Tempos cinzentos

No tempo dos fuscas - foto de JM
No longínquo ano de 1973, quando eu estagiava numa fábrica de autopeças, meu chefe comprou um Corcel preto. Uma sensação: por onde passava, o carro novo do engenheiro Mauro atraia olhares e gerava comentários por sua ousadia. Naquela época, o preto era usado quase que exclusivamente por automóveis oficiais e era uma visão completamente inusitada num carro pequeno, com duas portas.
É, houve um tempo em que a maioria das fotos eram em preto e branco, mas os carros eram coloridos.
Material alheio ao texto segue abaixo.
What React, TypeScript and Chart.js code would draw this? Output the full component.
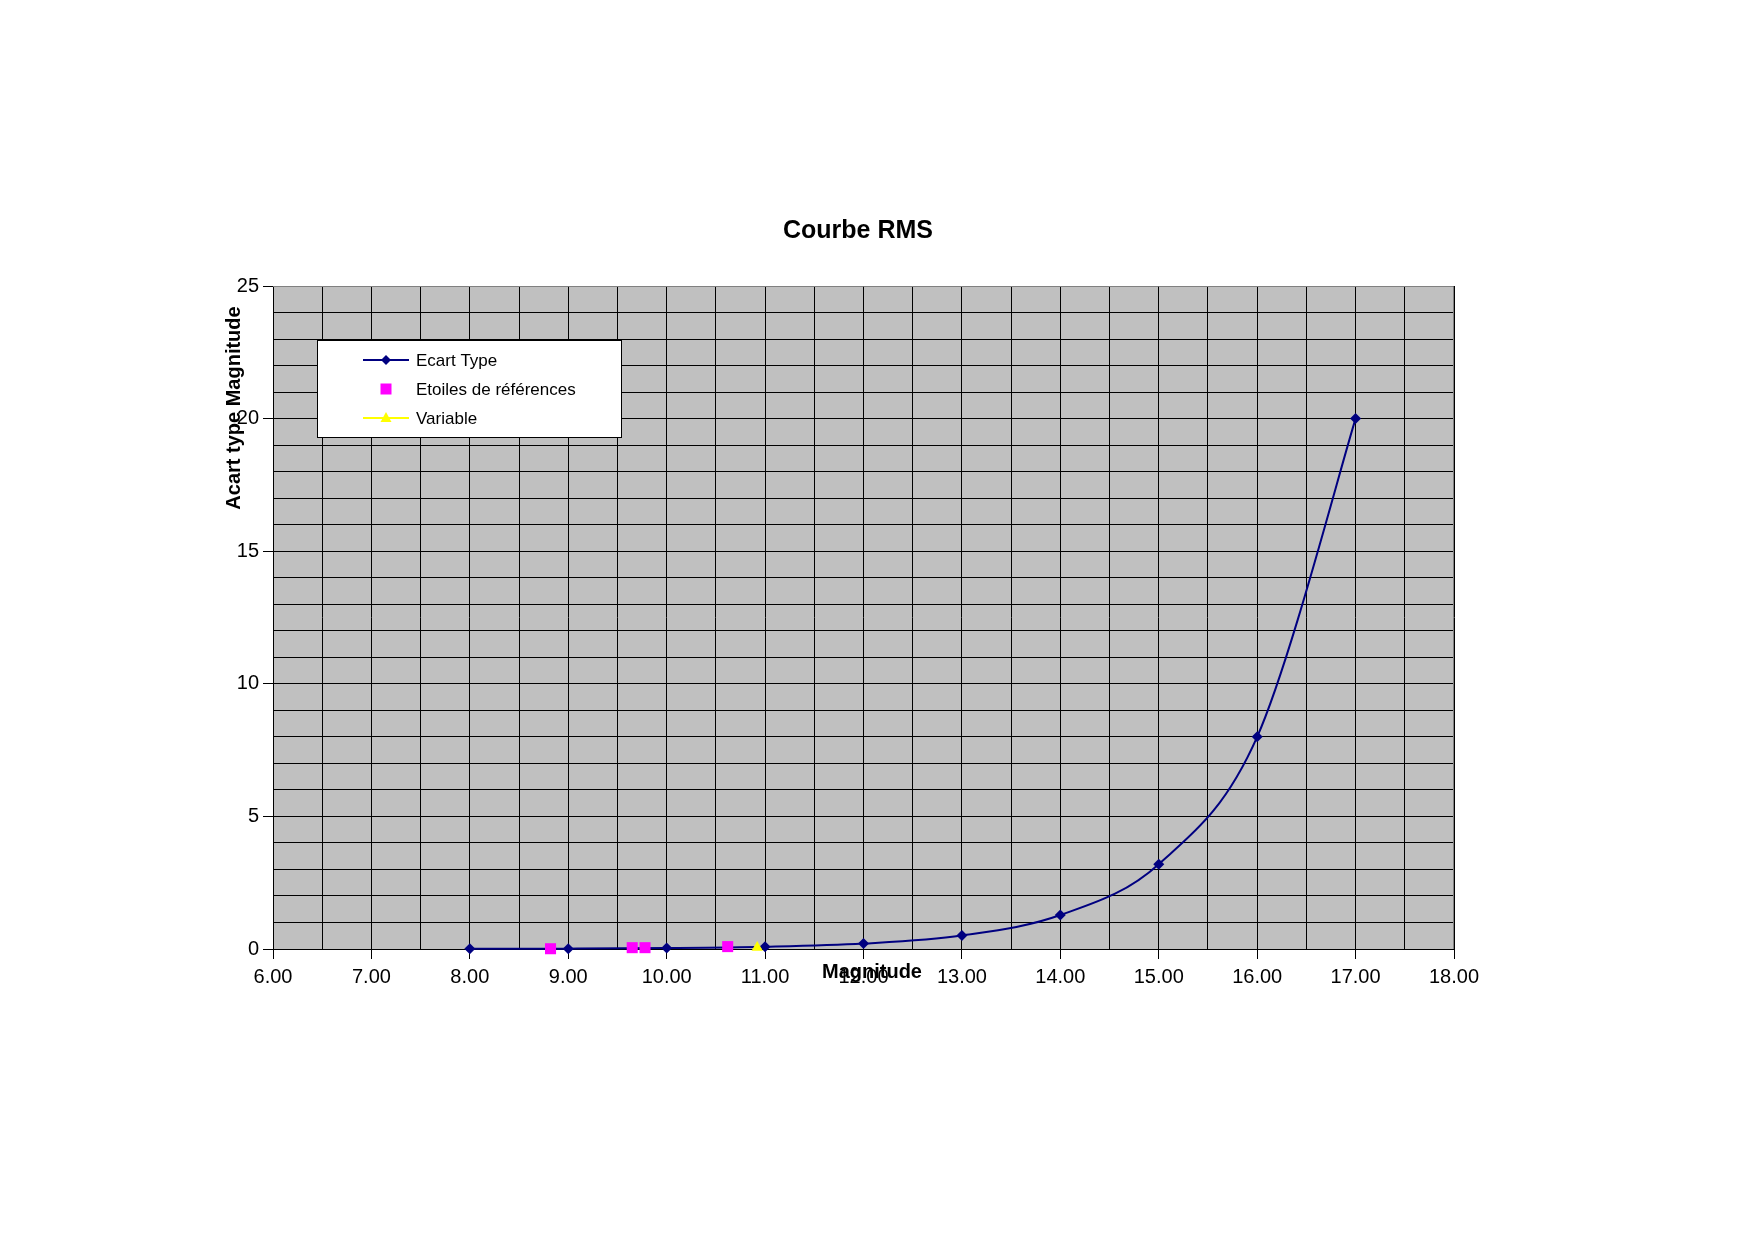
import React, { useEffect, useRef } from "react";
import { Chart, registerables } from "chart.js";

Chart.register(...registerables);

// ---- Data ----
const chartTitle = "Courbe RMS";
const xAxisTitle = "Magnitude";
const yAxisTitle = "Acart type Magnitude";

const seriesNames = ["Ecart Type", "Etoiles de références", "Variable"];

const ecartMagnitude = [8, 9, 10, 11, 12, 13, 14, 15, 16, 17];
const ecartValues = [0.005, 0.013, 0.033, 0.082, 0.205, 0.51, 1.28, 3.2, 8.0, 20.0];

const refMagnitude = [8.82, 9.65, 9.78, 10.62];
const refValues = [0.01, 0.05, 0.05, 0.09];

const variableMagnitude = [10.92];
const variableValues = [0.06];

const xTickLabels = ["6.00", "7.00", "8.00", "9.00", "10.00", "11.00", "12.00", "13.00", "14.00", "15.00", "16.00", "17.00", "18.00"];
const yTickLabels = ["0", "5", "10", "15", "20", "25"];

const FONT = "'Liberation Sans', Arial, Helvetica, sans-serif";
const NAVY = "#000080";
const MAGENTA = "#FF00FF";
const YELLOW = "#FFFF00";

function isXLabel(v: number) {
  return xTickLabels.some((l) => Math.abs(parseFloat(l) - v) < 1e-9);
}
function isYLabel(v: number) {
  return yTickLabels.some((l) => Math.abs(parseFloat(l) - v) < 1e-9);
}

// Smooth (Catmull-Rom style) line for the first dataset, drawn through the chart's scales
const smoothLinePlugin = {
  id: "smoothLine",
  beforeDatasetsDraw(chart: any) {
    const { ctx, scales } = chart;
    const pts = ecartMagnitude.map((x, i) => ({
      x: scales.x.getPixelForValue(x),
      y: scales.y.getPixelForValue(ecartValues[i]),
    }));
    ctx.save();
    ctx.strokeStyle = NAVY;
    ctx.lineWidth = 2;
    ctx.lineJoin = "round";
    ctx.beginPath();
    ctx.moveTo(pts[0].x, pts[0].y);
    for (let i = 0; i < pts.length - 1; i++) {
      const p0 = pts[Math.max(0, i - 1)];
      const p1 = pts[i];
      const p2 = pts[i + 1];
      const p3 = pts[Math.min(pts.length - 1, i + 2)];
      const c1x = p1.x + (p2.x - p0.x) / 6;
      const c1y = p1.y + (p2.y - p0.y) / 6;
      const c2x = p2.x - (p3.x - p1.x) / 6;
      const c2y = p2.y - (p3.y - p1.y) / 6;
      ctx.bezierCurveTo(c1x, c1y, c2x, c2y, p2.x, p2.y);
    }
    ctx.stroke();
    ctx.restore();
  },
};

const decorPlugin = {
  id: "decor",
  beforeDraw(chart: any) {
    const { ctx, chartArea } = chart;
    ctx.save();
    ctx.fillStyle = "#FFFFFF";
    ctx.fillRect(0, 0, chart.width, chart.height);
    ctx.fillStyle = "#C0C0C0";
    ctx.fillRect(chartArea.left, chartArea.top, chartArea.right - chartArea.left, chartArea.bottom - chartArea.top);
    ctx.restore();
  },
  beforeDatasetsDraw(chart: any) {
    const { ctx, chartArea } = chart;
    ctx.save();
    ctx.strokeStyle = "#808080";
    ctx.lineWidth = 1;
    ctx.beginPath();
    ctx.moveTo(chartArea.left, chartArea.top + 0.5);
    ctx.lineTo(chartArea.right - 0.5, chartArea.top + 0.5);
    ctx.lineTo(chartArea.right - 0.5, chartArea.bottom);
    ctx.stroke();
    ctx.restore();
  },
  afterDraw(chart: any) {
    const { ctx } = chart;
    ctx.save();
    // Title
    ctx.fillStyle = "#000";
    ctx.font = `bold 25px ${FONT}`;
    ctx.textAlign = "center";
    ctx.textBaseline = "alphabetic";
    ctx.fillText(chartTitle, 858, 238);

    // X axis title (overlapping tick labels, as in the reference)
    ctx.font = `bold 20px ${FONT}`;
    ctx.fillText(xAxisTitle, 872, 978);

    // Y axis title
    ctx.save();
    ctx.translate(240, 408);
    ctx.rotate(-Math.PI / 2);
    ctx.textAlign = "center";
    ctx.textBaseline = "alphabetic";
    ctx.fillText(yAxisTitle, 0, 0);
    ctx.restore();

    // Legend box
    const lx = 317.5, ly = 340.5, lw = 304, lh = 97;
    ctx.fillStyle = "#FFFFFF";
    ctx.fillRect(lx, ly, lw, lh);
    ctx.strokeStyle = "#000";
    ctx.lineWidth = 1;
    ctx.strokeRect(lx, ly, lw, lh);

    const rows = [360, 389, 418];
    const mx = 386;
    // row 1: line + diamond
    ctx.strokeStyle = NAVY;
    ctx.lineWidth = 2;
    ctx.beginPath();
    ctx.moveTo(363, rows[0]);
    ctx.lineTo(409, rows[0]);
    ctx.stroke();
    ctx.fillStyle = NAVY;
    ctx.beginPath();
    ctx.moveTo(mx, rows[0] - 5);
    ctx.lineTo(mx + 5, rows[0]);
    ctx.lineTo(mx, rows[0] + 5);
    ctx.lineTo(mx - 5, rows[0]);
    ctx.closePath();
    ctx.fill();
    // row 2: square
    ctx.fillStyle = MAGENTA;
    ctx.fillRect(mx - 5.5, rows[1] - 5.5, 11, 11);
    // row 3: line + triangle
    ctx.strokeStyle = YELLOW;
    ctx.lineWidth = 2;
    ctx.beginPath();
    ctx.moveTo(363, rows[2]);
    ctx.lineTo(409, rows[2]);
    ctx.stroke();
    ctx.fillStyle = YELLOW;
    ctx.beginPath();
    ctx.moveTo(mx, rows[2] - 6);
    ctx.lineTo(mx + 5.5, rows[2] + 4);
    ctx.lineTo(mx - 5.5, rows[2] + 4);
    ctx.closePath();
    ctx.fill();

    ctx.fillStyle = "#000";
    ctx.font = `17px ${FONT}`;
    ctx.textAlign = "left";
    ctx.textBaseline = "middle";
    seriesNames.forEach((n, i) => ctx.fillText(n, 416, rows[i] + 1));
    ctx.restore();
  },
};

export default function App() {
  const canvasRef = useRef<HTMLCanvasElement | null>(null);

  useEffect(() => {
    if (!canvasRef.current) return;
    Chart.defaults.font.family = FONT;
    const chart = new Chart(canvasRef.current, {
      type: "scatter",
      data: {
        datasets: [
          {
            label: seriesNames[0],
            data: ecartMagnitude.map((x, i) => ({ x, y: ecartValues[i] })),
            showLine: false,
            borderColor: NAVY,
            backgroundColor: NAVY,
            borderWidth: 2,
            pointStyle: "rectRot",
            pointRadius: 5.5,
            pointBorderWidth: 0,
            clip: false,
            order: 3,
          },
          {
            label: seriesNames[1],
            data: refMagnitude.map((x, i) => ({ x, y: refValues[i] })),
            showLine: false,
            borderColor: MAGENTA,
            backgroundColor: MAGENTA,
            pointStyle: "rect",
            pointRadius: 7.8,
            pointBorderWidth: 0,
            clip: false,
            order: 2,
          },
          {
            label: seriesNames[2],
            data: variableMagnitude.map((x, i) => ({ x, y: variableValues[i] })),
            showLine: false,
            borderColor: YELLOW,
            backgroundColor: YELLOW,
            pointStyle: "triangle",
            pointRadius: 6.5,
            pointBorderWidth: 0,
            clip: false,
            order: 1,
          },
        ],
      },
      options: {
        responsive: false,
        animation: false,
        devicePixelRatio: 1,
        layout: { padding: { left: 193, top: 286, right: 300, bottom: 232 } },
        plugins: {
          legend: { display: false },
          title: { display: false },
          tooltip: { enabled: false },
        },
        scales: {
          x: {
            type: "linear",
            min: 6,
            max: 18,
            afterFit: (s: any) => {
              s.height = 60;
            },
            ticks: {
              stepSize: 0.5,
              autoSkip: false,
              maxRotation: 0,
              padding: 6,
              color: "#000",
              font: { size: 20, family: FONT },
              callback: (v: any) => {
                const n = Number(v);
                const idx = xTickLabels.findIndex((l) => Math.abs(parseFloat(l) - n) < 1e-9);
                return idx >= 0 ? xTickLabels[idx] : "";
              },
            },
            grid: {
              color: "#000",
              lineWidth: 1,
              tickLength: 10,
              tickColor: (ctx: any) => (ctx.tick && isXLabel(ctx.tick.value) ? "#000" : "rgba(0,0,0,0)"),
            },
            border: { display: true, color: "#000", width: 1 },
          },
          y: {
            type: "linear",
            min: 0,
            max: 25,
            afterFit: (s: any) => {
              s.width = 80;
            },
            ticks: {
              stepSize: 1,
              autoSkip: false,
              padding: 4,
              color: "#000",
              font: { size: 20, family: FONT },
              callback: (v: any) => {
                const n = Number(v);
                const idx = yTickLabels.findIndex((l) => Math.abs(parseFloat(l) - n) < 1e-9);
                return idx >= 0 ? yTickLabels[idx] : "";
              },
            },
            grid: {
              color: "#000",
              lineWidth: 1,
              tickLength: 10,
              tickColor: (ctx: any) => (ctx.tick && isYLabel(ctx.tick.value) ? "#000" : "rgba(0,0,0,0)"),
            },
            border: { display: true, color: "#000", width: 1 },
          },
        },
      },
      plugins: [decorPlugin, smoothLinePlugin],
    } as any);
    return () => chart.destroy();
  }, []);

  return (
    <div style={{ position: "absolute", left: 0, top: 0, width: 1754, height: 1241, background: "#fff" }}>
      <canvas ref={canvasRef} width={1754} height={1241} style={{ display: "block" }} />
    </div>
  );
}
Tão coloridos que havia alguns com mais de um tom, os famosos saia-e-blusa, em que o teto, normalmente mais claro, contrastava com a parte inferior da carroceria.

No tempo dos Fuscas, não faltavam opções de cores

Produzir um carro assim, antes da robotização das fábricas, devia dar um trabalho insano: era necessário proteger a área inferior do contato com a tinta usada na capota. E havia modelos em que, mesmo abaixo dos vidros, havia cores diferentes. Saia caro, mas era bonito.

Hoje, as fábricas são capazes de fazer carros nas cores mais variadas em seqüência, sem retardar a produção. E fazem: um preto, um prata, um branco, um preto, um prata, um preto, um preto, um prata… A cada vinte ou trinta, uma ousadia – um vermelho, para algum comprador extrovertido.

Os estacionamentos viraram parques monocromáticos. Salvo um ou outro ponto com vida, o que se vê é uma escala de tons entre o cinza e o preto. Ontem, passou na minha esquina um cortejo fúnebre: havia um único carro colorido, azul-marinho. Era o que levava o caixão.

Se as pessoas usam roupas coloridas, pintam suas casas das cores mais diversas, amam as flores e o verde da natureza, se comovem ao ver o sol se por e se sentem melhor nos dias de céu azul, porque parecem condenadas a circular em carros sem cor nem personalidade?

Tem a explicação econômica: na hora de revender, seria mais fácil passar adiante um carro sem graça. Provavelmente, quem inventou isso foi algum dono de loja de usados, querendo pagar menos pelo carro de um cliente. E virou verdade absoluta. Tem até cores amaldiçoadas – em geral a do carro que está sendo oferecido ao “analista” de plantão. “É uma pena, mas esta, ninguém quer…”

Quando Henry Ford começou a produzir em massa o modelo T, o primeiro automóvel popular da história, só fazia carros pretos. Era uma opção prática: a tinta preta secava mais rápido e evitava perder tempo preparando a área de pintura para cada tom diferente. Mas ele teve que ceder quando uma concorrente, a General Motors, descobriu que havia gente querendo carros coloridos, e disposta a pagar um pouco mais por eles. Para fazer frente aos Chevrolets, mais vistosos, o Ford Modelo A teve que ser fabricado em cores variadas.

Está na hora de colorir as ruas de novo. Dar um fim à paisagem desbotada e cinzenta das grandes cidades. Se os tempos parecem cinzentos, vamos, pelo menos, melhorar o visual. Contribua: quando for comprar um carro novo, pense numa corzinha.